■ Set task
Write out the listing below without alteration, omitting its pictures.

■ Given data
————————

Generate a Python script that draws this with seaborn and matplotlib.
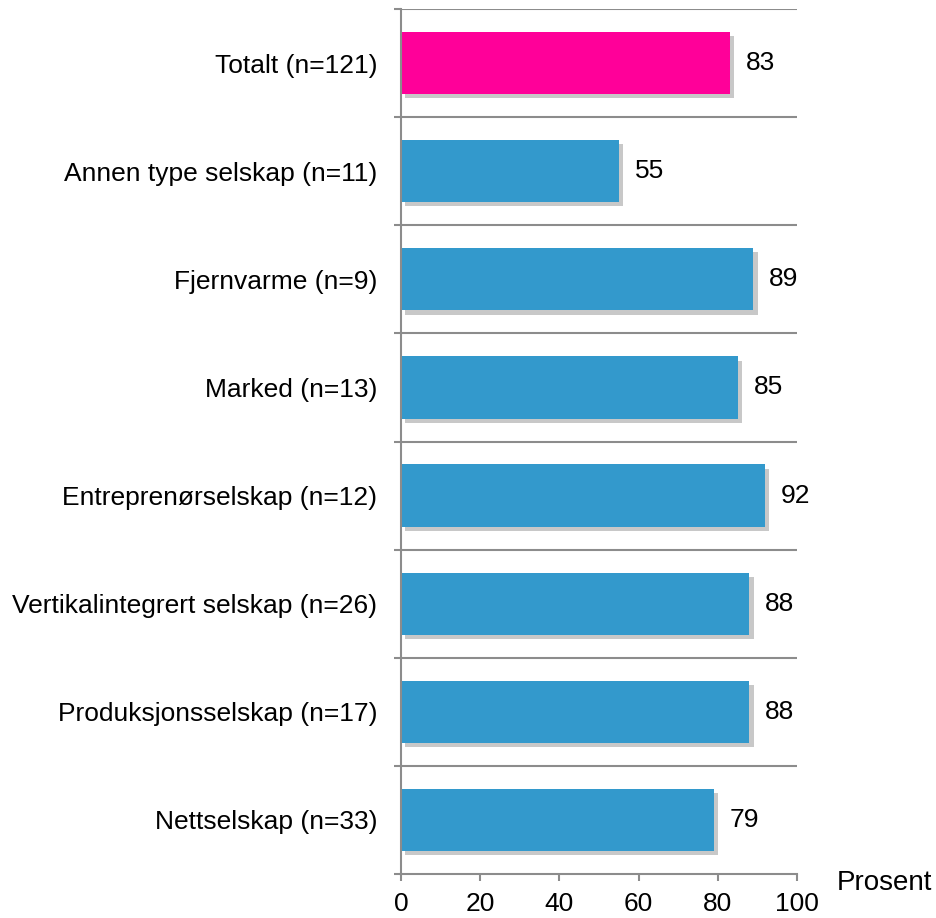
from matplotlib import pyplot as plt
from matplotlib import patheffects
import seaborn as sns
import numpy as np
import pandas as pd


# Dados
kategorier = ['Totalt (n=121)', 'Annen type selskap (n=11)', 'Fjernvarme (n=9)',
              'Marked (n=13)', 'Entreprenørselskap (n=12)',
              'Vertikalintegrert selskap (n=26)', 'Produksjonsselskap (n=17)',
              'Nettselskap (n=33)']
verdier = [83, 55, 89, 85, 92, 88, 88, 79]
x_ticks = [0, 20, 40, 60, 80, 100]

farger = {k: '#3399CC' for k in kategorier}
farger[kategorier[0]] = '#FF0099'

df = pd.DataFrame({'kategori': kategorier, 'verdi': verdier})

sns.set_style('white')
plt.rcParams['font.family'] = ['Liberation Sans', 'DejaVu Sans']
plt.rcParams['text.color'] = 'black'
plt.rcParams['xtick.color'] = 'black'
plt.rcParams['ytick.color'] = 'black'

fig = plt.figure(figsize=(9.37, 9.18), dpi=100)
ax = fig.add_axes([401 / 937, 1 - 874 / 918, 396 / 937, 865 / 918])

sns.barplot(data=df, x='verdi', y='kategori', hue='kategori', palette=farger,
            orient='h', width=0.575, saturation=1, linewidth=0, legend=False, ax=ax)

# skygge på søylene
for p in ax.patches:
    p.set_edgecolor('none')
    p.set_path_effects([patheffects.SimplePatchShadow(offset=(3, -3), shadow_rgbFace='#777777', alpha=0.4),
                        patheffects.Normal()])

# verdier
for i, v in enumerate(verdier):
    ax.text(v + 4, i, str(v), va='center', ha='left', fontsize=19, color='black')

ax.set_xlim(0, 100)
ax.set_ylim(len(kategorier) - 0.5, -0.5)
ax.set_xticks(x_ticks)
ax.set_xlabel('')
ax.set_ylabel('')

# skillelinjer mellom kategoriene
grenser = np.arange(len(kategorier) + 1) - 0.5
for g in grenser[:-1]:
    ax.axhline(g, color='#8c8c8c', lw=1.5, zorder=0.5)
ax.set_yticks(grenser, minor=True)
ax.tick_params(axis='y', which='minor', length=5, width=1.5, color='#8c8c8c', direction='out', left=True)
ax.tick_params(axis='y', which='major', length=0, pad=17, labelsize=19, labelcolor='black')
ax.tick_params(axis='x', which='major', length=5, width=1.5, color='#8c8c8c', direction='out',
               bottom=True, pad=8, labelsize=19, labelcolor='black')

for s in ['top', 'right']:
    ax.spines[s].set_visible(False)
for s in ['left', 'bottom']:
    ax.spines[s].set_color('#8c8c8c')
    ax.spines[s].set_linewidth(1.5)

fig.text(837 / 937, 1 - 883 / 918, 'Prosent', fontsize=20, va='center', ha='left', color='black')

plt.savefig('out.png', dpi=100)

————————

■ Solution to the exercise
Generate a Python script that draws this with seaborn and matplotlib.
from matplotlib import pyplot as plt
from matplotlib import patheffects
import seaborn as sns
import numpy as np
import pandas as pd


# Dados
kategorier = ['Totalt (n=121)', 'Annen type selskap (n=11)', 'Fjernvarme (n=9)',
              'Marked (n=13)', 'Entreprenørselskap (n=12)',
              'Vertikalintegrert selskap (n=26)', 'Produksjonsselskap (n=17)',
              'Nettselskap (n=33)']
verdier = [83, 55, 89, 85, 92, 88, 88, 79]
x_ticks = [0, 20, 40, 60, 80, 100]

farger = {k: '#3399CC' for k in kategorier}
farger[kategorier[0]] = '#FF0099'

df = pd.DataFrame({'kategori': kategorier, 'verdi': verdier})

sns.set_style('white')
plt.rcParams['font.family'] = ['Liberation Sans', 'DejaVu Sans']
plt.rcParams['text.color'] = 'black'
plt.rcParams['xtick.color'] = 'black'
plt.rcParams['ytick.color'] = 'black'

fig = plt.figure(figsize=(9.37, 9.18), dpi=100)
ax = fig.add_axes([401 / 937, 1 - 874 / 918, 396 / 937, 865 / 918])

sns.barplot(data=df, x='verdi', y='kategori', hue='kategori', palette=farger,
            orient='h', width=0.575, saturation=1, linewidth=0, legend=False, ax=ax)

# skygge på søylene
for p in ax.patches:
    p.set_edgecolor('none')
    p.set_path_effects([patheffects.SimplePatchShadow(offset=(3, -3), shadow_rgbFace='#777777', alpha=0.4),
                        patheffects.Normal()])

# verdier
for i, v in enumerate(verdier):
    ax.text(v + 4, i, str(v), va='center', ha='left', fontsize=19, color='black')

ax.set_xlim(0, 100)
ax.set_ylim(len(kategorier) - 0.5, -0.5)
ax.set_xticks(x_ticks)
ax.set_xlabel('')
ax.set_ylabel('')

# skillelinjer mellom kategoriene
grenser = np.arange(len(kategorier) + 1) - 0.5
for g in grenser[:-1]:
    ax.axhline(g, color='#8c8c8c', lw=1.5, zorder=0.5)
ax.set_yticks(grenser, minor=True)
ax.tick_params(axis='y', which='minor', length=5, width=1.5, color='#8c8c8c', direction='out', left=True)
ax.tick_params(axis='y', which='major', length=0, pad=17, labelsize=19, labelcolor='black')
ax.tick_params(axis='x', which='major', length=5, width=1.5, color='#8c8c8c', direction='out',
               bottom=True, pad=8, labelsize=19, labelcolor='black')

for s in ['top', 'right']:
    ax.spines[s].set_visible(False)
for s in ['left', 'bottom']:
    ax.spines[s].set_color('#8c8c8c')
    ax.spines[s].set_linewidth(1.5)

fig.text(837 / 937, 1 - 883 / 918, 'Prosent', fontsize=20, va='center', ha='left', color='black')

plt.savefig('out.png', dpi=100)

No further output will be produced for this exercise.